— start of RAW DATA —

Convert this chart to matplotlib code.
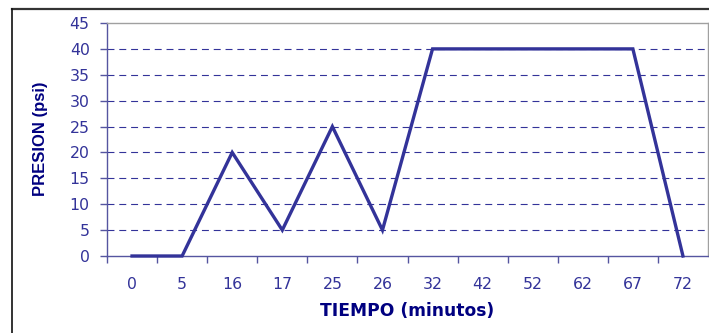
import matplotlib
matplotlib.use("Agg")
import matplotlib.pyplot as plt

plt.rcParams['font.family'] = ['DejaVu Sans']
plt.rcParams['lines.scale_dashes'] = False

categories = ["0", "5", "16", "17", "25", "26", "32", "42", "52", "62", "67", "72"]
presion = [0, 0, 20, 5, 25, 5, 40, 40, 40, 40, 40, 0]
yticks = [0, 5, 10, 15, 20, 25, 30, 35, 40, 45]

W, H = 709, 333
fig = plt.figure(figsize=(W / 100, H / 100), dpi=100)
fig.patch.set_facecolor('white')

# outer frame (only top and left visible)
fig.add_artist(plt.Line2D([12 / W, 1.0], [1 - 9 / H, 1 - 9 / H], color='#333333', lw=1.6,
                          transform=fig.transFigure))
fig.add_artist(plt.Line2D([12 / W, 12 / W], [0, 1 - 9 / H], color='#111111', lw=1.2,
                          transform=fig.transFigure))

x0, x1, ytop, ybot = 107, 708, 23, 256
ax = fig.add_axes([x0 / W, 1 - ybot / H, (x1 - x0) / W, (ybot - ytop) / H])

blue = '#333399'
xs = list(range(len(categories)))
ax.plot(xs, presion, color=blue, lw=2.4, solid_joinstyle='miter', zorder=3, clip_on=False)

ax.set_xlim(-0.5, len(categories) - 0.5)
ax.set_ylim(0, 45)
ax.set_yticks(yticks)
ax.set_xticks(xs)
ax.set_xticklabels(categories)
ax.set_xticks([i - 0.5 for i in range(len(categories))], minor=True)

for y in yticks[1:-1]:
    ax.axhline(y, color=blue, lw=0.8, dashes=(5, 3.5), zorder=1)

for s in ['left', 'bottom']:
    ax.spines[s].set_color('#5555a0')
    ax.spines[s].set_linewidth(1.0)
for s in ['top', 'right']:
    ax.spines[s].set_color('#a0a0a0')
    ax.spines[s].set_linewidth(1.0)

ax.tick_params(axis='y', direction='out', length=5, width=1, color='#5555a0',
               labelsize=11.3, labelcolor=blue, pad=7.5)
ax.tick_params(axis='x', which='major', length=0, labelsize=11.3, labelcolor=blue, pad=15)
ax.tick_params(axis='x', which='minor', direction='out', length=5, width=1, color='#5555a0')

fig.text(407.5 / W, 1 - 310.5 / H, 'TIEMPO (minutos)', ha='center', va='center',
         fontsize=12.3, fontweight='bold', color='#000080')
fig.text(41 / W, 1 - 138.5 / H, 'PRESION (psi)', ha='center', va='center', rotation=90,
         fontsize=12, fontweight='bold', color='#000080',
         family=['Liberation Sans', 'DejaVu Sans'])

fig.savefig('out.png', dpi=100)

— end of RAW DATA —

— WHAT TO WORK ON —
Restate the data above word for word. Do not include the images.

— TASK RESPONSE —
Convert this chart to matplotlib code.
import matplotlib
matplotlib.use("Agg")
import matplotlib.pyplot as plt

plt.rcParams['font.family'] = ['DejaVu Sans']
plt.rcParams['lines.scale_dashes'] = False

categories = ["0", "5", "16", "17", "25", "26", "32", "42", "52", "62", "67", "72"]
presion = [0, 0, 20, 5, 25, 5, 40, 40, 40, 40, 40, 0]
yticks = [0, 5, 10, 15, 20, 25, 30, 35, 40, 45]

W, H = 709, 333
fig = plt.figure(figsize=(W / 100, H / 100), dpi=100)
fig.patch.set_facecolor('white')

# outer frame (only top and left visible)
fig.add_artist(plt.Line2D([12 / W, 1.0], [1 - 9 / H, 1 - 9 / H], color='#333333', lw=1.6,
                          transform=fig.transFigure))
fig.add_artist(plt.Line2D([12 / W, 12 / W], [0, 1 - 9 / H], color='#111111', lw=1.2,
                          transform=fig.transFigure))

x0, x1, ytop, ybot = 107, 708, 23, 256
ax = fig.add_axes([x0 / W, 1 - ybot / H, (x1 - x0) / W, (ybot - ytop) / H])

blue = '#333399'
xs = list(range(len(categories)))
ax.plot(xs, presion, color=blue, lw=2.4, solid_joinstyle='miter', zorder=3, clip_on=False)

ax.set_xlim(-0.5, len(categories) - 0.5)
ax.set_ylim(0, 45)
ax.set_yticks(yticks)
ax.set_xticks(xs)
ax.set_xticklabels(categories)
ax.set_xticks([i - 0.5 for i in range(len(categories))], minor=True)

for y in yticks[1:-1]:
    ax.axhline(y, color=blue, lw=0.8, dashes=(5, 3.5), zorder=1)

for s in ['left', 'bottom']:
    ax.spines[s].set_color('#5555a0')
    ax.spines[s].set_linewidth(1.0)
for s in ['top', 'right']:
    ax.spines[s].set_color('#a0a0a0')
    ax.spines[s].set_linewidth(1.0)

ax.tick_params(axis='y', direction='out', length=5, width=1, color='#5555a0',
               labelsize=11.3, labelcolor=blue, pad=7.5)
ax.tick_params(axis='x', which='major', length=0, labelsize=11.3, labelcolor=blue, pad=15)
ax.tick_params(axis='x', which='minor', direction='out', length=5, width=1, color='#5555a0')

fig.text(407.5 / W, 1 - 310.5 / H, 'TIEMPO (minutos)', ha='center', va='center',
         fontsize=12.3, fontweight='bold', color='#000080')
fig.text(41 / W, 1 - 138.5 / H, 'PRESION (psi)', ha='center', va='center', rotation=90,
         fontsize=12, fontweight='bold', color='#000080',
         family=['Liberation Sans', 'DejaVu Sans'])

fig.savefig('out.png', dpi=100)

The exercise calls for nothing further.